Major Appellate Victory for D.C.’s Homeless
B, L, O & G keycaps of a keyword lying on a grey surface spelling out 'blog'


Yesterday, in a major win for homeless families in the District of Columbia, the D.C. Court of Appeals held that homeless plaintiffs can sue to force the government to provide apartment-style or private-room shelter on any night when the temperature drops below freezing. Legal Aid joined a number of other legal services organizations and housing advocates to submit an amicus brief supporting the plaintiffs in the case.

Last winter, the government underestimated the number of individuals and families who would need severe weather shelter. After running out of available shelter and hotel space, the government began placing people in huge recreation centers that endangered both safety and health. Families were separated by relatively thin Red Cross partitions that the trial court found did little to protect privacy, block constant noise and smells, or even allow for light control (lights were kept on all night for security reasons). The trial court also heard “powerful and compelling” testimony about shelter residents sharing communal restrooms, which were unsanitary and too few, and the lack of access to any showers or baths.

Several homeless families sued the District this past February to force the government to place homeless families in private rooms. The D.C. Superior Court recognized that the government had tried to provide shelter and likely acted in good faith, but that this did not excuse the harm to the homeless – particularly, the “psychological harm . . . [to] one of the most vulnerable segments of our population, the children of homeless families.”

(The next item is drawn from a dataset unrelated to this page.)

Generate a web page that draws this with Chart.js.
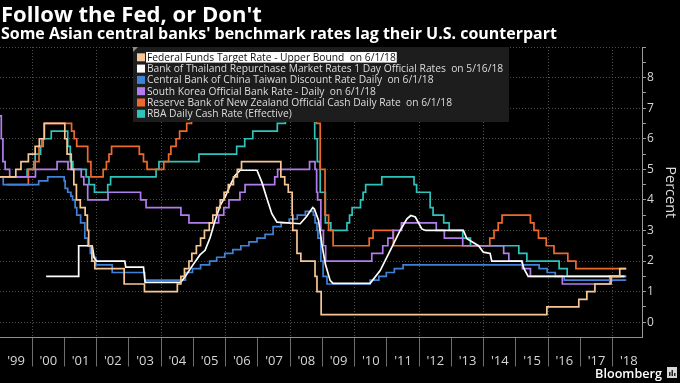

A preliminary injunction was granted, and the city appealed. The government argued that families had no right to sue to enforce the law’s guarantee of private shelter space, and that the law only requires “four walls and a roof, nothing more,” meaning, among other things, that it would not even require heating on freezing nights. The Court of Appeals rejected the District’s argument, stating that it “makes no sense,” and refused to read the law this way. The Court held that the government must provide apartments or private shelter for the homeless whenever the predicted or actual temperature, including wind chill, falls below 32 degrees, and it is “common-sense” that people can sue “to promote compliance with that obligation.” As a result, the preliminary injunction against placing families in congregate shelter should remain in place while the plaintiffs press the remainder of their case.